Every couple of weeks some right-winger or other says to me something like “you sure were singing a different tune on the filibuster back when Democrats were in the minority!” I appreciate that it’s usually a safe bet to accuse people of being hypocritical on issues of congressional procedure, but I’ve really been exceedingly consistent on this point. Back during the 2005 “nuclear option” fight over filibustering circuit court nominees I urged Democrats to try to strike a bargain that would have ending all filibusters as its goal. Similarly, today when some people make the case that “you liberals may hate the filibuster now, but you’ll be glad it’s there next time the Republicans get in” I have to tell them that, no, I won’t.

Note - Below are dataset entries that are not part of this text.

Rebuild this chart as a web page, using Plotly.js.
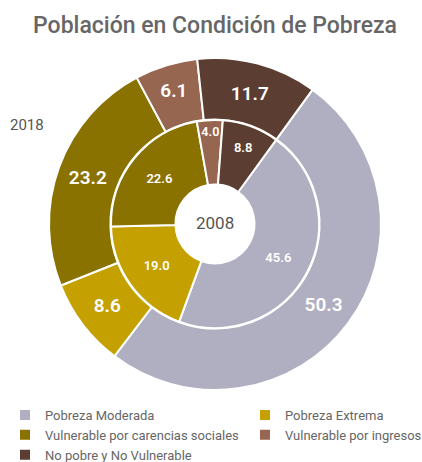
<!DOCTYPE html>
<html>
<head>
<meta charset="utf-8">
<script src="https://cdn.plot.ly/plotly-3.0.1.min.js"></script>
<style>
html,body{margin:0;padding:0;background:#fff;overflow:hidden;}
#wrap{width:422px;height:462px;overflow:hidden;position:relative;}
</style>
</head>
<body>
<div id="wrap"><div id="chart"></div></div>
<script>
var categories = ["Pobreza Moderada", "Pobreza Extrema", "Vulnerable por carencias sociales", "Vulnerable por ingresos", "No pobre y No Vulnerable"];
var values2018 = [50.3, 8.6, 23.2, 6.1, 11.7];
var values2008 = [45.6, 19.0, 22.6, 4.0, 8.8];
var colors = ["#b0aec1", "#c4a001", "#8a7200", "#966651", "#5b3d31"];

var FONT = "Roboto, 'Liberation Sans', sans-serif";
var W = 480, H = 462;  // paper is wider than the 422px window so the legend fits two columns

var outer = {
  type: "pie",
  name: "2018",
  labels: categories,
  values: values2018,
  sort: false,
  direction: "clockwise",
  rotation: 36,
  hole: 0.63,
  domain: {x: [49/W, 381/W], y: [1 - 390/H, 1 - 58/H]},
  marker: {colors: colors, line: {color: "#ffffff", width: 2}},
  texttemplate: "%{value:.1f}",
  textposition: "inside",
  insidetextorientation: "horizontal",
  textfont: {family: FONT, size: 19, color: "#ffffff", weight: 600},
  showlegend: true,
  hoverinfo: "label+value"
};
var inner = {
  type: "pie",
  name: "2008",
  labels: categories,
  values: values2008,
  sort: false,
  direction: "clockwise",
  rotation: 36,
  hole: 0.38,
  domain: {x: [111/W, 319/W], y: [1 - 328/H, 1 - 120/H]},
  marker: {colors: colors, line: {color: "#ffffff", width: 2}},
  texttemplate: "%{value:.1f}",
  textposition: "inside",
  insidetextorientation: "horizontal",
  textfont: {family: FONT, size: 13, color: "#ffffff", weight: 600},
  showlegend: false,
  hoverinfo: "label+value"
};

var layout = {
  width: W,
  height: H,
  margin: {l: 0, r: 0, t: 0, b: 0, autoexpand: false},
  paper_bgcolor: "#ffffff",
  title: {
    text: "Población en Condición de Pobreza",
    font: {family: FONT, size: 23, color: "#666666", weight: 500},
    x: 215/W, xanchor: "center", y: 1 - 25/H, yanchor: "middle"
  },
  showlegend: true,
  legend: {
    orientation: "h",
    x: 5/W, xanchor: "left",
    y: 1 - 400/H, yanchor: "top",
    font: {family: FONT, size: 13, color: "#666666"},
    entrywidth: 195,
    traceorder: "normal"
  },
  annotations: [
    {text: "2018", x: 8/W, y: 1 - 125/H, xref: "paper", yref: "paper", xanchor: "left", yanchor: "middle", showarrow: false, font: {family: FONT, size: 15, color: "#555555"}},
    {text: "2008", x: 215/W, y: 1 - 223/H, xref: "paper", yref: "paper", xanchor: "center", yanchor: "middle", showarrow: false, font: {family: FONT, size: 17, color: "#555555"}}
  ]
};

Plotly.newPlot("chart", [outer, inner], layout, {displayModeBar: false, staticPlot: true});
</script>
</body>
</html>
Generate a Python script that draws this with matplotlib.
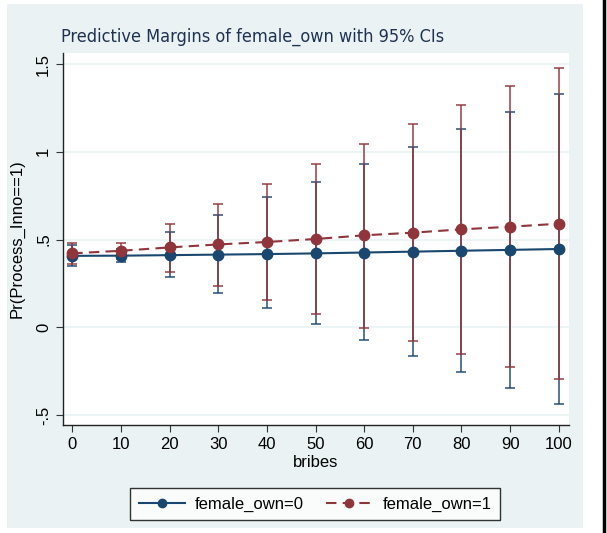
import numpy as np
import matplotlib.pyplot as plt
from matplotlib.patches import Rectangle
from matplotlib.lines import Line2D

plt.rcParams['font.family'] = ['Liberation Sans', 'DejaVu Sans']

# data
bribes = [0, 10, 20, 30, 40, 50, 60, 70, 80, 90, 100]
margin0 = [0.407, 0.408, 0.411, 0.414, 0.417, 0.421, 0.426, 0.431, 0.436, 0.441, 0.446]
lo0 = [0.347, 0.370, 0.284, 0.196, 0.107, 0.017, -0.074, -0.166, -0.255, -0.345, -0.436]
hi0 = [0.467, 0.446, 0.541, 0.640, 0.740, 0.830, 0.930, 1.029, 1.128, 1.227, 1.327]
margin1 = [0.421, 0.436, 0.455, 0.472, 0.486, 0.503, 0.524, 0.539, 0.558, 0.573, 0.590]
lo1 = [0.362, 0.390, 0.316, 0.238, 0.158, 0.076, -0.002, -0.078, -0.154, -0.227, -0.295]
hi1 = [0.478, 0.482, 0.589, 0.703, 0.817, 0.931, 1.046, 1.156, 1.269, 1.375, 1.478]

yticks = [-0.5, 0, 0.5, 1, 1.5]
ytick_labels = ['-.5', '0', '.5', '1', '1.5']

BLUE = '#1a476f'
RED = '#90353b'
BG = '#eaf2f3'

fig = plt.figure(figsize=(6.07, 5.33), dpi=100, facecolor='white')

# stata style outer panel + black frame line on the right
fig.patches.append(Rectangle((7 / 607, 5 / 533), 576 / 607, 524 / 533,
                             transform=fig.transFigure, facecolor=BG,
                             edgecolor='none', zorder=-5))
fig.lines.append(Line2D([604 / 607, 604 / 607], [0, 1], transform=fig.transFigure,
                        color='black', lw=2.5, zorder=-5))

ax = fig.add_axes([63 / 607, 108 / 533, 506 / 607, 372 / 533])
ax.set_facecolor('white')

# confidence intervals first
ax.errorbar(bribes, margin0,
            yerr=[np.subtract(margin0, lo0), np.subtract(hi0, margin0)],
            fmt='none', ecolor=BLUE, elinewidth=1.3, capsize=3.5, capthick=1.3,
            alpha=0.8, zorder=2)
ax.errorbar(bribes, margin1,
            yerr=[np.subtract(margin1, lo1), np.subtract(hi1, margin1)],
            fmt='none', ecolor=RED, elinewidth=1.3, capsize=3.5, capthick=1.3,
            alpha=0.8, zorder=2)

ax.plot(bribes, margin0, '-', color=BLUE, lw=1.5, marker='o', ms=7.5,
        label='female_own=0', zorder=3)
ax.plot(bribes, margin1, '--', color=RED, lw=1.5, marker='o', ms=7.5,
        dashes=(5, 3), label='female_own=1', zorder=3)

ax.set_xlim(-1.9, 102.1)
ax.set_ylim(-0.557, 1.563)
ax.set_xticks(bribes)
ax.set_yticks(yticks)
ax.set_yticklabels(ytick_labels, rotation=90, va='center')
ax.tick_params(labelsize=12, length=5, width=0.8, color='#333333')
ax.grid(axis='y', color=BG, lw=1.2)
ax.set_axisbelow(True)
for side in ('top', 'right'):
    ax.spines[side].set_visible(False)
for side in ('left', 'bottom'):
    ax.spines[side].set_color('#222222')
    ax.spines[side].set_linewidth(1.0)

ax.set_xlabel('bribes', fontsize=12, labelpad=2)
ax.set_ylabel('Pr(Process_Inno==1)', fontsize=12, labelpad=8)
fig.text(253 / 607, 1 - 37 / 533, 'Predictive Margins of female_own with 95% CIs',
         ha='center', va='center', fontsize=13, color='#1e3250',
         family='DejaVu Sans', stretch='condensed')

leg = fig.legend(loc='center', bbox_to_anchor=(315 / 607, 1 - 504 / 533), ncol=2,
                 fontsize=12, frameon=True, fancybox=False, edgecolor='black',
                 handlelength=2.8, handletextpad=0.6, columnspacing=1.3,
                 borderpad=0.5)
leg.get_frame().set_linewidth(1.0)
for h in leg.legend_handles:
    h.set_markersize(6)

fig.savefig('out.png', dpi=100, facecolor='white')
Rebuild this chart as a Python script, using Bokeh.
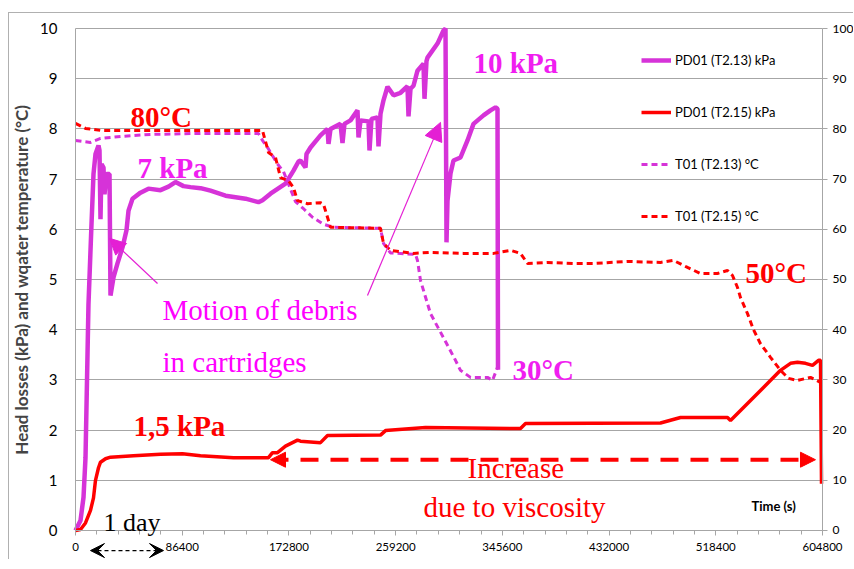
from bokeh.plotting import figure
from bokeh.models import (Range1d, LinearAxis, FixedTicker, Label, Arrow, NormalHead,
                          VeeHead, Legend, LegendItem, NumeralTickFormatter)
from bokeh.embed import file_html
from bokeh.resources import INLINE

# ---------------- data ----------------
x_ticks = [0, 86400, 172800, 259200, 345600, 432000, 518400, 604800]
x_minor = [i * 17280 for i in range(36)]
y_left_ticks = list(range(0, 11))
y_right_ticks = list(range(0, 101, 10))

# PD01 (T2.13) kPa  (magenta solid)
pd13_t = [0, 4050, 6480, 8100, 10500, 12950, 14570, 16190, 18620, 19430, 20240, 21050,
          22670, 23480, 25100, 27530, 28340, 30770, 34000, 38050, 41290, 42910, 46150,
          52630, 59100, 68820, 75300, 80960, 87440, 93110, 101200, 109300, 121450, 137640,
          148160, 151400, 157880, 170020, 176500, 180550, 182170, 186220, 187030, 190270,
          198360, 204030, 204840, 206460, 214550, 216170, 217790, 222650, 228320, 229130,
          230750, 237220, 238030, 239650, 244510, 245320, 246940, 249370, 252610, 257470,
          263130, 268800, 269610, 271230, 273660, 276900, 281750, 282560, 284180, 284990,
          293090, 297950, 299570, 300380, 301190, 303620, 306040, 311710, 317380, 322240,
          330330, 336000, 340050, 341670, 342070]
pd13_v = [0.0, 0.2, 0.66, 1.45, 4.5, 6.1, 7.1, 7.5, 7.67, 7.57, 6.2, 7.3,
          7.23, 6.7, 7.1, 7.1, 4.68, 5.04, 5.32, 5.64, 5.98, 6.37, 6.61,
          6.73, 6.81, 6.78, 6.85, 6.94, 6.86, 6.84, 6.82, 6.77, 6.67, 6.61,
          6.54, 6.58, 6.71, 6.91, 7.17, 7.35, 7.37, 7.23, 7.5, 7.63,
          7.87, 8.0, 7.7, 8.0, 8.1, 7.72, 8.1, 8.17, 8.37, 7.83,
          8.17, 8.15, 7.57, 8.2, 8.23, 7.65, 8.3, 8.57, 8.84, 8.67,
          8.72, 8.85, 8.25, 8.8, 8.86, 9.16, 9.3, 8.6, 9.35, 9.42,
          9.7, 9.96, 10.0, 5.74, 6.57, 7.11, 7.37, 7.43, 7.77, 8.1,
          8.27, 8.37, 8.43, 8.4, 3.2]

# PD01 (T2.15) kPa  (red solid)
pd15_t = [0, 4050, 8100, 12140, 14570, 16190, 18620, 20240, 24290, 28340, 46960, 68820,
          86630, 101200, 127920, 156260, 159490, 163550, 170020, 179740, 182170, 198360,
          204030, 246940, 250990, 283370, 360290, 364340, 473640, 489830, 527890, 530320,
          538420, 554600, 570790, 578890, 584560, 591040, 596710, 601570, 603190, 604000]
pd15_v = [0.0, 0.02, 0.15, 0.4, 0.65, 1.0, 1.25, 1.36, 1.43, 1.46, 1.49, 1.52,
          1.53, 1.49, 1.45, 1.45, 1.55, 1.55, 1.68, 1.8, 1.78, 1.75,
          1.89, 1.9, 1.99, 2.05, 2.03, 2.13, 2.14, 2.25, 2.25, 2.19,
          2.39, 2.79, 3.19, 3.33, 3.35, 3.33, 3.29, 3.39, 3.39, 0.93]

# T01 (T2.13) °C  (magenta dashed)
t13_t = [0, 12140, 20240, 36430, 60720, 101200, 148160, 151400, 156260, 163550, 168400,
         174070, 178120, 184600, 191880, 200790, 208880, 246940, 249370, 255030, 275280,
         276900, 279330, 287430, 297950, 307660, 311710, 319810, 333570, 337620, 341670]
t13_v = [77.7, 77.3, 78.1, 78.5, 78.9, 79.1, 79.1, 77.7, 76.0, 73.0, 71.5,
         68.0, 65.5, 64.1, 62.4, 61.0, 60.4, 60.2, 57.2, 55.3, 55.0,
         53.8, 49.8, 43.2, 38.4, 33.9, 31.9, 30.5, 30.5, 29.9, 32.5]

# T01 (T2.15) °C  (red dashed)
t15_t = [0, 8100, 20240, 151400, 156260, 161930, 165980, 172450, 176500, 179740, 187840,
         198360, 200790, 204030, 206460, 246940, 249370, 255030, 273660, 287430, 314140,
         338430, 352190, 360290, 365960, 382150, 403200, 419400, 446920, 473640, 484180,
         495500, 506030, 519790, 527890, 531940, 535990, 538420, 544090, 548950, 554600,
         562700, 570790, 577270, 584560, 595080, 603190]
t15_v = [81.1, 80.1, 79.7, 79.7, 75.3, 74.3, 70.3, 69.7, 68.3, 65.7, 65.1,
         65.3, 65.0, 62.4, 60.4, 60.2, 57.2, 55.8, 55.2, 55.4, 55.2,
         55.2, 55.8, 55.2, 53.2, 53.4, 53.2, 53.2, 53.6, 53.4, 53.8,
         52.4, 51.2, 51.2, 51.8, 50.8, 48.4, 46.4, 43.2, 40.0, 37.2,
         34.5, 31.9, 30.3, 29.9, 30.5, 29.5]

series_names = ["PD01 (T2.13) kPa", "PD01 (T2.15) kPa", "T01 (T2.13) °C", "T01 (T2.15) °C"]

# ---------------- styling ----------------
MAG_LINE = "#D633D8"
MAG_TEXT = "#F01EF0"
MAG_TEXT2 = "#FF00FF"
RED = "#FF0000"
GRID = "#A6A6A6"
SANS = "Lato"
SERIF = "Liberation Serif"

# The frame covers the whole canvas; the axes sit at fixed data positions
# (time 0 / 604800, value 0) so that everything around them can be drawn.
p = figure(width=845, height=547, output_backend="svg", toolbar_location=None,
           x_range=Range1d(-53436, 630710), y_range=Range1d(-0.598, 10.299),
           min_border=0)
p.styles = {"border-top": "1px solid #b0b0b0", "border-left": "1px solid #b0b0b0",
            "margin-top": "12px", "margin-left": "8px"}
p.outline_line_color = None
p.extra_y_ranges = {"temp": Range1d(-5.98, 102.99)}

# x axis at y = 0
xa = p.xaxis[0]
xa.fixed_location = 0
xa.bounds = (0, 604800)
xa.ticker = FixedTicker(ticks=x_ticks, minor_ticks=x_minor)
xa.formatter = NumeralTickFormatter(format="0")
xa.axis_line_color = GRID
xa.major_tick_line_color = GRID
xa.minor_tick_line_color = GRID
xa.major_tick_out = 5
xa.major_tick_in = 0
xa.minor_tick_out = 4
xa.minor_tick_in = 0
xa.major_label_text_font = SANS
xa.major_label_text_font_size = "11.5px"
xa.major_label_text_color = "#000000"
xa.major_label_standoff = 8
p.xgrid.visible = False

# left axis at time 0
ya = p.yaxis[0]
ya.fixed_location = 0
ya.bounds = (0, 10)
ya.ticker = FixedTicker(ticks=y_left_ticks)
ya.axis_line_color = GRID
ya.major_tick_line_color = None
ya.minor_tick_line_color = None
ya.major_label_text_font = SANS
ya.major_label_text_font_size = "15px"
ya.major_label_text_color = "#000000"
ya.major_label_standoff = 12
ya.axis_label = "Head losses (kPa) and wqater temperature (°C)"
ya.axis_label_text_font = SANS
ya.axis_label_text_font_style = "bold"
ya.axis_label_text_font_size = "17px"
ya.axis_label_standoff = 5
p.ygrid.grid_line_color = GRID
p.ygrid.ticker = FixedTicker(ticks=y_left_ticks)
p.ygrid.bounds = (0, 10)
p.ygrid.cross_bounds = (0, 604800)

# right axis at time 604800
ra = LinearAxis(y_range_name="temp", ticker=FixedTicker(ticks=y_right_ticks),
                bounds=(0, 100), fixed_location=604800)
ra.axis_line_color = GRID
ra.major_tick_line_color = GRID
ra.minor_tick_line_color = None
ra.major_tick_out = 5
ra.major_tick_in = 0
ra.major_label_text_font = SANS
ra.major_label_text_font_size = "12px"
ra.major_label_text_color = "#000000"
ra.major_label_standoff = 5
p.add_layout(ra, "right")

# data lines
r1 = p.line(pd13_t, pd13_v, line_color=MAG_LINE, line_width=4.5)
r2 = p.line(pd15_t, pd15_v, line_color=RED, line_width=3.5)
r3 = p.line(t13_t, t13_v, line_color=MAG_LINE, line_width=3, line_dash="6 4", y_range_name="temp")
r4 = p.line(t15_t, t15_v, line_color=RED, line_width=3, line_dash="6 4", y_range_name="temp")

legend = Legend(items=[LegendItem(label=series_names[0], renderers=[r1]),
                       LegendItem(label=series_names[1], renderers=[r2]),
                       LegendItem(label=series_names[2], renderers=[r3]),
                       LegendItem(label=series_names[3], renderers=[r4])],
                location=(632, 334), orientation="vertical",
                glyph_width=30, glyph_height=20, label_height=20, label_standoff=4,
                spacing=32, padding=0, margin=0,
                background_fill_alpha=0, border_line_color=None,
                label_text_font=SANS, label_text_font_size="13px", label_text_color="#000000")
p.add_layout(legend)

# text annotations
def lab(x, y, text, color, size, bold=False, font=SERIF):
    p.add_layout(Label(x=x, y=y, text=text, text_color=color, text_font=font,
                       text_font_size=size, text_font_style="bold" if bold else "normal",
                       text_align="left", text_baseline="alphabetic"))

lab(44530, 8.23, "80°C", RED, "29px", True)
lab(50200, 7.23, "7 kPa", MAG_TEXT, "29px", True)
lab(322240, 9.32, "10 kPa", MAG_TEXT, "29px", True)
lab(542460, 5.12, "50°C", RED, "29px", True)
lab(353810, 3.19, "30°C", MAG_TEXT, "29px", True)
lab(46960, 2.09, "1,5 kPa", RED, "29px", True)
lab(70440, 4.40, "Motion of debris", MAG_TEXT2, "29px")
lab(70440, 3.35, "in cartridges", MAG_TEXT2, "29px")
lab(317380, 1.25, "Increase", RED, "29px")
lab(281750, 0.46, "due to viscosity", RED, "29px")
lab(22670, 0.15, "1 day", "#000000", "26px")
lab(547320, 0.48, "Time (s)", "#000000", "13px", True, SANS)

# arrows
ARW = "#E41FD4"
p.add_layout(Arrow(x_start=66400, y_start=4.92, x_end=27530, y_end=5.82,
                   line_color=ARW, line_width=1.2,
                   end=NormalHead(size=16, fill_color=ARW, line_color=ARW)))
p.add_layout(Arrow(x_start=236400, y_start=4.68, x_end=295520, y_end=8.13,
                   line_color=ARW, line_width=1.2,
                   end=NormalHead(size=18, fill_color=ARW, line_color=ARW)))
p.add_layout(Arrow(x_start=157880, y_start=1.41, x_end=599130, y_end=1.41,
                   line_color=RED, line_width=4, line_dash="18 12",
                   start=NormalHead(size=15, fill_color=RED, line_color=RED),
                   end=NormalHead(size=15, fill_color=RED, line_color=RED)))
p.add_layout(Arrow(x_start=12140, y_start=-0.40, x_end=71250, y_end=-0.40,
                   line_color="#000000", line_width=1.2, line_dash="4 3",
                   start=VeeHead(size=14, fill_color="#000000", line_color="#000000"),
                   end=VeeHead(size=14, fill_color="#000000", line_color="#000000")))

open("out.html", "w").write(file_html(p, INLINE))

At the end of the day the main problem with a supermajority requirement has little to do with specific partisan or ideological concerns. One simply needs to note that bicameralism, plus an independently elected president, plus the congressional committee syste, plus a fairly robust system of federalism, plus a fairly robust institution of judicial review constitutes a political system that already has a ton of veto points. The main aggregate impact of all this piling-on of veto points upon veto points is to make it easier than it should be for interest groups to block broad-view reforms.* Adding a supermajority requirement in the senate on to all of that exacerbates the existing pathologies of the system. It also allows each individual senator to drive a harder bargain in the horse-trading and log-rolling sweepstakes in a manner that rarely serves the public interest. Perhaps most important of all, it tends to undermine democratic accountability by blurring the relationship between election results and policy outcomes—what you want is for election winners to be held responsible for the results, but to do that you can’t let the losers play a major role in shaping policy. Similarly, you should want candidates to be held responsible for their ideas, not to embrace policies with a kind of wink-wink you’ll never get 60 votes for that sub rosa understanding that it’s not meant to be taken seriously.
But for some ideology-specific points, I would note two key points. One is that there’s such a thing as welfare state entrenchment. Political fights to establish universal public education or universal health care or universal retirement security programs are often difficult, but nobody dismantles public commitment to these goals once they’re achieved. Making it harder to legislate makes it harder to put them in place. The second is that as it currently operates the budget reconciliation process makes the filibuster much less effective as a means of resisting tax cuts than it is as a means of resisting progressive policy ideas.
* Note that on occasion this can be a good thing . . . sometimes someone proposes a broad view reform that’s also a bad idea.
I see that Rep Alan Grayson has a petition going urging the senate to reduce the cloture threshold to 55 Senators. I didn’t think this day would come so soon, but Grayson isn’t going far enough—the Senate should decide by majority rule.